Wednesday, February 16, 2005

What is fairness?

This is going to be a very self-indulgent, pompous entry, because it's the first, so bear with me. For some reason I've been wanting to start a blog entitled "unfairness" for a while. Why? In our culture, we have an idea of fairness. The idea is difficult to explain; we all know what we think we mean by it, but I think different people frequently take widely divergent meanings for the word. And I think that our belief in the idea of fairness is frequently used against us. I also think we frequently use the notion of a "fair deal" as a way to justify undertaking an action we might otherwise find morally repugnant. You know the rationalization: "yeah, I really hate to do this to you, but fair's fair." "I'm just trying to come up with a fair compromise." It's a statement that's frustrating because it's hard to answer.

The fact is that the only real application for the word fairness that I know of is the happy situation where two or more people engage in some kind of exchange, and at the end of the exchange both parties to it are happy with the outcome.
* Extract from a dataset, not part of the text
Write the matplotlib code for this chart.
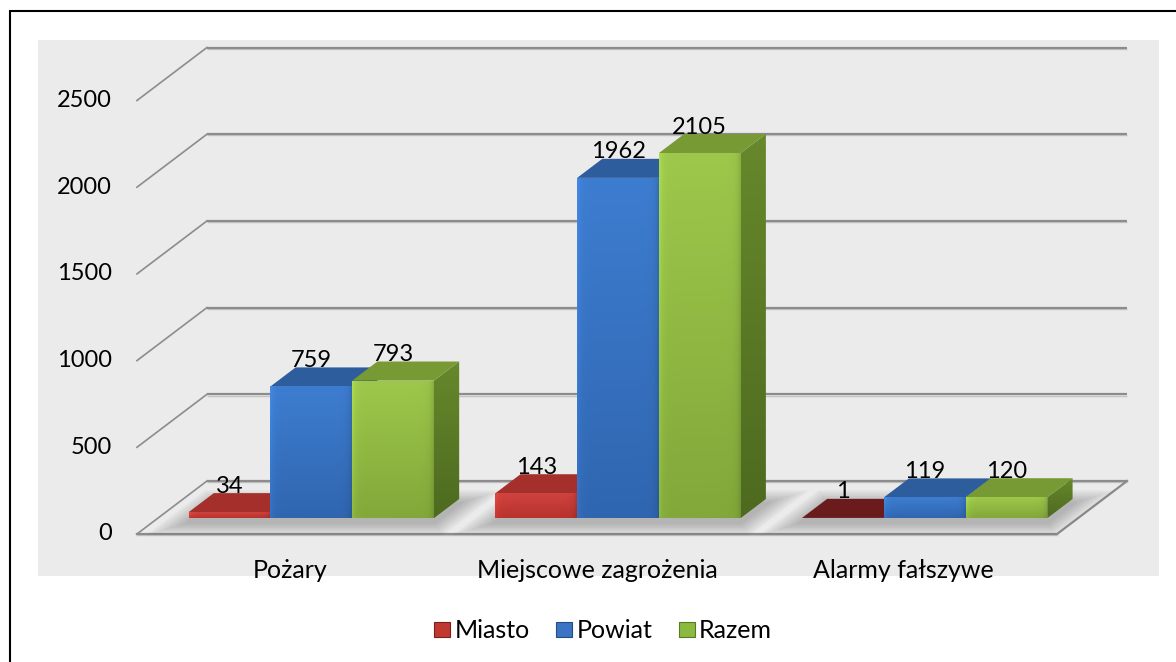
import numpy as np
import matplotlib
matplotlib.use('Agg')
import matplotlib.pyplot as plt
from matplotlib.patches import Polygon, Rectangle, Patch
from matplotlib.colors import to_rgb

# ---------------- data ----------------
categories = ['Pożary', 'Miejscowe zagrożenia', 'Alarmy fałszywe']
series_names = ['Miasto', 'Powiat', 'Razem']
miasto = [34, 143, 1]
powiat = [759, 1962, 119]
razem = [793, 2105, 120]
y_ticks = [0, 500, 1000, 1500, 2000, 2500]

series_values = [miasto, powiat, razem]

# ---------------- style ----------------
plt.rcParams['font.family'] = ['Lato', 'DejaVu Sans']
FS = 17      # numbers
FS_T = 18    # words
front_top = ['#cf433d', '#3d7dd0', '#9dc84b']
front_bot = ['#b8322e', '#3066b0', '#82a83a']
top_col = ['#a52f2b', '#2d5d9c', '#789a34']
side_top = ['#8a2522', '#28528a', '#67882c']
side_bot = ['#6e1c1a', '#1f4270', '#4d6a1f']
legend_col = ['#c0392f', '#3a74c2', '#8cb940']
legend_edge = ['#7a1f1c', '#244d85', '#5a7a24']

W, H = 1176, 662
fig = plt.figure(figsize=(W / 100, H / 100), dpi=100)
fig.patch.set_facecolor('white')


def fx(px):
    return px / W


def fy(py):
    return 1 - py / H


# chart panel and outer border
fig.patches.append(Rectangle((fx(38), fy(576)), fx(1159) - fx(38), fy(40) - fy(576),
                             transform=fig.transFigure, facecolor='#ebebeb',
                             edgecolor='none', zorder=-10))
fig.patches.append(Rectangle((fx(9.5), fy(720)), 1.2, fy(11) - fy(720),
                             transform=fig.transFigure, facecolor='none',
                             edgecolor='black', lw=1.5, zorder=-5))

ax = fig.add_axes([0, 0, 1, 1])
ax.set_axis_off()
ax.patch.set_alpha(0)

# layout of the (front plane) axes in pixels
X0, SX = 290.3, 306.7      # category 0 centre, pixels per category
Y0, SY = 534.0, 0.1734     # value 0 line, pixels per unit
DX = 70 / SX               # depth offset in category units
DV = 53 / SY               # depth offset in value units


def P(c, v, d):
    return (c + d * DX, v + d * DV)


ncat = len(categories)
cmin, cmax = -0.5, ncat - 0.5

GRID = '#8c8c8c'
# back wall + side wall gridlines
for v in y_ticks:
    a, b = P(cmin, v, 1), P(cmax, v, 1)
    ax.plot([a[0], b[0]], [a[1] - 7, b[1] - 7], color='#c4c4c4', lw=1.0, zorder=2,
            solid_capstyle='butt')
    ax.plot([a[0], b[0]], [a[1], b[1]], color=GRID, lw=1.6, zorder=2,
            solid_capstyle='butt')
    f = P(cmin, v, 0)
    ax.plot([f[0], a[0]], [f[1], a[1]], color=GRID, lw=1.2, zorder=2)

# floor
fl = [P(cmin, 0, 0), P(cmax, 0, 0), P(cmax, 0, 1)]
ax.plot([fl[0][0], fl[1][0]], [fl[0][1] - 7, fl[1][1] - 7], color='#c4c4c4', lw=1.0, zorder=2)
ax.plot([p[0] for p in fl], [p[1] for p in fl], color=GRID, lw=1.6, zorder=2)

# y tick labels
for v in y_ticks:
    ax.text(cmin - 25 / SX, v, str(v), ha='right', va='center', fontsize=FS,
            color='black', zorder=10)

# category labels
for i, cat in enumerate(categories):
    ax.text(i, -213, cat, ha='center', va='center', fontsize=FS_T, color='black', zorder=10)

# bars
BW = 0.8 / 3
D0, D1 = 0.30, 0.66


def grad_poly(verts, ctop, cbot, z, bevel=True):
    poly = Polygon(verts, closed=True, facecolor='none', edgecolor='none', zorder=z)
    ax.add_patch(poly)
    xs = [p[0] for p in verts]
    ys = [p[1] for p in verts]
    t = np.linspace(0, 1, 128)[:, None, None]
    a = np.array(to_rgb(ctop))[None, None, :]
    b = np.array(to_rgb(cbot))[None, None, :]
    img = a * (1 - t) + b * t
    img = np.repeat(img, 64, axis=1)
    if bevel:
        hx = np.linspace(0, 1, 64)[None, :, None]
        fac = 1 + 0.10 * np.exp(-hx / 0.04) - 0.12 * np.exp(-(1 - hx) / 0.04)
        img = img * fac
    img = np.clip(img, 0, 1)
    im = ax.imshow(img, extent=(min(xs), max(xs), min(ys), max(ys)), origin='upper',
                   aspect='auto', zorder=z, interpolation='bilinear')
    im.set_clip_path(poly)


for i in range(ncat):
    # soft shadow for the group
    gl = i - 1.5 * BW
    gr = i + 1.5 * BW
    for k in range(7):
        mc = 0.012 * (k + 1)
        md = 0.035 * (k + 1)
        sh = [P(gl - mc, -25, D0 - md), P(gr + mc, -25, D0 - md),
              P(gr + mc, -25, D1 + md), P(gl - mc, -25, D1 + md)]
        ax.add_patch(Polygon(sh, closed=True, facecolor='black', alpha=0.035,
                             edgecolor='none', zorder=3))
    for s in range(3):
        v = series_values[s][i]
        c0 = i + (s - 1.5) * BW
        c1 = c0 + BW
        z = 4 + i * 10 + s * 3
        tcol = top_col[s] if v > 10 else '#6a1c1c'
        # side
        side = [P(c1, 0, D0), P(c1, 0, D1), P(c1, v, D1), P(c1, v, D0)]
        grad_poly(side, side_top[s], side_bot[s], z, bevel=False)
        # top
        top = [P(c0, v, D0), P(c1, v, D0), P(c1, v, D1), P(c0, v, D1)]
        ax.add_patch(Polygon(top, closed=True, facecolor=tcol, edgecolor='none', zorder=z + 1))
        # front
        front = [P(c0, 0, D0), P(c1, 0, D0), P(c1, v, D0), P(c0, v, D0)]
        grad_poly(front, front_top[s], front_bot[s], z + 2)
        # label
        lx = (c0 + c1) / 2 + D0 * DX
        ly = v + D1 * DV
        ax.text(lx, ly + 2, str(v), ha='center', va='baseline', fontsize=FS,
                color='black', zorder=50)

ax.set_xlim(-X0 / SX, (W - X0) / SX)
ax.set_ylim((Y0 - H) / SY, Y0 / SY)
ax.set_aspect('auto')

# legend
handles = [Patch(facecolor=legend_col[s], edgecolor=legend_edge[s], lw=0.8) for s in range(3)]
fig.legend(handles, series_names, loc='center', bbox_to_anchor=(fx(603), fy(631)),
           ncol=3, frameon=False, fontsize=FS_T, handlelength=0.64, handleheight=0.52,
           handletextpad=0.18, columnspacing=1.05, borderaxespad=0, borderpad=0)

fig.savefig('out.png', dpi=100)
This does happen in real life, and it's nice. But it isn't a thing that can be constructed - it's a quality that a thing that has happened might have. When two people, of their own free will, try to construct a fair exchange out of a feeling of wanting to benefit the other party, it can go nicely. But the idea of creating a social construct called fairness seems doomed to me.

So the point of this blog is to talk about what to do instead.